At Shinnecock, Shippen played a solid first round, posting a score of 78, two strokes off the lead and tied with four others for second place. Macdonald shot an 83 and was so enraged at his performance he refused to play in the second round (the competition was 36 holes in those days). However, he was very impressed with Shippen, and walked the course and kept score for him in the afternoon.

Shippen was cruising along nicely in the final round, making the turn with a legitimate shot at winning, until he reached the the par-4 13th hole. “It was a little, simple hole,” he said in an interview with Tuesday Magazine many years later. Shippen knew that his drive had to be played to the right side of the fairway to give the best angle for the approach shot. However, he overcompensated, and his drive landed on a sandy dirt road that ran adjacent to the hole. In the days before a sand wedge, Shippen could not extract the ball from the sandy trail and after playing shot after shot down the road, he finally posted a devastating score of 11.

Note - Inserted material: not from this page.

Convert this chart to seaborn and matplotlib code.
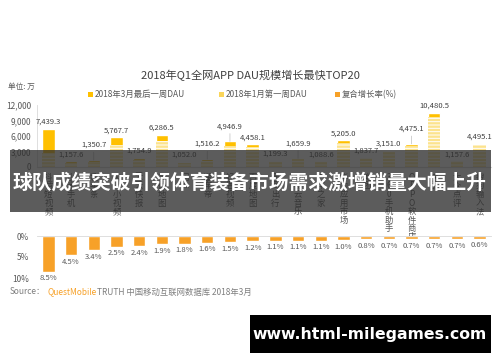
import matplotlib
matplotlib.use('Agg')
import matplotlib.pyplot as plt
from matplotlib.patches import Rectangle
import seaborn as sns
import pandas as pd

# categories and values (unit: 万)
apps = ['抖音短视频', '小米手机', '趣头条', '火山小视频', '天天快报', '高德地图', '闲鱼',
        '懂车帝', '好看视频', '百度地图', '滴滴出行', '网易云音乐', '汽车之家', '华为应用市场',
        '美团', '360手机助手', 'OPPO软件商店', '快手', '大众点评', '搜狗输入法']
dau_mar = [7439.3, 1157.6, 1350.7, 5767.7, 1754.9, 6286.5, 1052.0, 1516.2, 4946.9, 4458.1,
           1199.3, 1659.9, 1088.6, 5205.0, 1837.7, 3151.0, 4475.1, 10480.5, 1157.6, 4495.1]
dau_jan = [2795, 683, 904, 4288, 1320, 5017, 849, 1253, 4137, 3863,
           1052, 1456, 955, 4619, 1671, 2899, 4117, 9642, 1065, 4184]
growth = [8.5, 4.5, 3.4, 2.5, 2.4, 1.9, 1.8, 1.6, 1.5, 1.2,
          1.1, 1.1, 1.1, 1.0, 0.8, 0.7, 0.7, 0.7, 0.7, 0.6]
yticks_top = [0, 3000, 6000, 9000, 12000]
yticks_bot = [0, 5, 10]

GOLD = '#FFC000'
LIGHT = '#FCE38E'
ORANGE = '#F7A128'
GRAY = '#595959'

sns.set_style('white')
plt.rcParams['font.family'] = ['Noto Sans CJK SC', 'DejaVu Sans']
plt.rcParams['hatch.linewidth'] = 0.7

W, H = 500, 362
def fx(x):
    return x / W
def fy(y):
    return 1 - y / H

df = pd.DataFrame({'app': apps, 'mar': dau_mar, 'jan': dau_jan, 'growth': growth})

fig = plt.figure(figsize=(5, 3.62), dpi=100)
ax1 = fig.add_axes([fx(37), fy(167), fx(491) - fx(37), fy(105) - fy(167)])
ax2 = fig.add_axes([fx(37), fy(278), fx(491) - fx(37), fy(236) - fy(278)])

# top panel: March bar behind, January bar (striped) in front
sns.barplot(data=df, x='app', y='mar', color=GOLD, width=0.55, saturation=1,
            errorbar=None, ax=ax1)
sns.barplot(data=df, x='app', y='jan', color=LIGHT, width=0.55, saturation=1,
            errorbar=None, ax=ax1)
for p in ax1.patches[len(apps):]:
    p.set_hatch('-----')
    p.set_edgecolor('white')
    p.set_linewidth(0)

lifted = {2, 7, 8, 11, 16}
for i, v in enumerate(dau_mar):
    if i in lifted:
        ax1.annotate(f'{v:,.1f}', (i, v), xytext=(0, 8), textcoords='offset points',
                     ha='center', va='bottom', fontsize=5.5, color='#404040',
                     annotation_clip=False,
                     arrowprops=dict(arrowstyle='-', color='#BFBFBF', lw=0.5,
                                     shrinkA=0, shrinkB=0))
    else:
        ax1.annotate(f'{v:,.1f}', (i, v), xytext=(0, 2), textcoords='offset points',
                     ha='center', va='bottom', fontsize=5.5, color='#404040',
                     annotation_clip=False)

ax1.set_xlim(-0.5, len(apps) - 0.5)
ax1.set_ylim(0, 12000)
ax1.set_yticks(yticks_top)
ax1.set_yticklabels([f'{t:,}' for t in yticks_top], fontsize=6, color=GRAY)
ax1.set_xticks(range(len(apps)))
ax1.set_xticklabels(['\n'.join(a) if not a[0].isascii() else '\n'.join(a) for a in apps],
                    fontsize=6, color=GRAY, linespacing=0.95, va='top')
ax1.tick_params(axis='both', length=0, pad=4)
ax1.set_xlabel('')
ax1.set_ylabel('')
for s in ['top', 'right']:
    ax1.spines[s].set_visible(False)
ax1.spines['left'].set_color('#D9D9D9')
ax1.spines['bottom'].set_color('#D9D9D9')
ax1.spines['left'].set_linewidth(0.6)

# bottom panel: compound growth rate hanging down
sns.barplot(data=df, x='app', y='growth', color=ORANGE, width=0.55, saturation=1,
            errorbar=None, ax=ax2)
for i, g in enumerate(growth):
    ax2.annotate(f'{g:.1f}%', (i, g), xytext=(0, -2), textcoords='offset points',
                 ha='center', va='top', fontsize=5.5, color=GRAY, annotation_clip=False)
ax2.set_xlim(-0.5, len(apps) - 0.5)
ax2.set_ylim(10, 0)
ax2.set_yticks(yticks_bot)
ax2.set_yticklabels([f'{t}%' for t in yticks_bot], fontsize=6, color=GRAY)
ax2.set_xticks([])
ax2.tick_params(axis='both', length=0, pad=6)
ax2.set_xlabel('')
ax2.set_ylabel('')
for s in ['left', 'right', 'bottom']:
    ax2.spines[s].set_visible(False)
ax2.spines['top'].set_color('#D9D9D9')
ax2.spines['top'].set_linewidth(0.6)

# title, unit, legend
fig.text(0.5, fy(75), '2018年Q1全网APP DAU规模增长最快TOP20', ha='center', va='center',
         fontsize=8, color='#404040')
fig.text(fx(8), fy(87), '单位: 万', ha='left', va='center', fontsize=5.5, color=GRAY)
legend_items = [('2018年3月最后一周DAU', GOLD, 88), ('2018年1月第一周DAU', '#FAD55A', 219),
                ('复合增长率(%)', ORANGE, 335)]
for label, c, x0 in legend_items:
    fig.add_artist(Rectangle((fx(x0), fy(97)), fx(5), 5 / H, transform=fig.transFigure,
                             color=c, lw=0))
    fig.text(fx(x0 + 7), fy(94.5), label, ha='left', va='center', fontsize=6, color=GRAY)

# source line
fig.text(fx(10), fy(292), 'Source：', ha='left', va='center', fontsize=6, color='#7F7F7F')
fig.text(fx(48), fy(292), 'QuestMobile', ha='left', va='center', fontsize=6, color=ORANGE)
fig.text(fx(97), fy(292), 'TRUTH 中国移动互联网数据库 2018年3月', ha='left', va='center',
         fontsize=6, color='#7F7F7F')

# dark banner over the middle of the chart
fig.add_artist(Rectangle((fx(10), fy(212)), fx(491) - fx(10), (212 - 150) / H,
                         transform=fig.transFigure, color='#2E2E2E', alpha=0.78,
                         lw=0, zorder=10))
fig.text(fx(250), fy(183), '球队成绩突破引领体育装备市场需求激增销量大幅上升',
         ha='center', va='center', fontsize=14.2, fontweight='bold', color='white',
         zorder=11)

# watermark box
fig.add_artist(Rectangle((fx(250), fy(353)), fx(491) - fx(250), (353 - 315) / H,
                         transform=fig.transFigure, color='black', lw=0, zorder=10))
fig.text(fx(370), fy(334), 'www.html-milegames.com', ha='center', va='center',
         fontsize=11.3, fontweight='bold', color='white', family='DejaVu Sans', zorder=11)

fig.savefig('out.png', dpi=100)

Had Shippen merely made par on the hole, he would have tied eventual winner James Foulis, forcing a playoff. “You know, I’ve wished a hundred times I could have played that little par-4 again,” he said in the same interview. “It sure would have been something to win that day.”

Shippen’s final score was 81, good for a fifth-place tie and $25.

Two years later, Shippen’s father completed his tenure as pastor on the Shinnecock reservation and he moved his family back to Washington, D. C. John, now 18, stayed on, however, continuing his career as a golf professional. He wound up working at a number of golf clubs over the years, eventually settling at the Shady Rest Golf Course in New Jersey in 1924, a position he would hold until his retirement in 1960. In the interview with Tuesday Magazine, Shippen wondered aloud if he had made the right decision to forgo a more formal education by going into golf fulltime. “I wonder until I look out the window and see that golf course,” he said. “Then I realize how much enjoyment I’ve gotten out of the game, and I don’t wonder anymore.”

Shippen would compete in four more U.S. Opens, in 1899, 1900, 1902 and 1913, with his best finish being a fifth place in 1902. His last Open, in 1913 at The Country Club, was distinctive because it was won by Francis Ouimet, a former caddie who had to overcome restrictions of social status to triumph.

After 1913, the next time an African American would play in a U.S. Open would be Ted Rhodes in 1948.

John Shippen died in 1968 at the age of 88.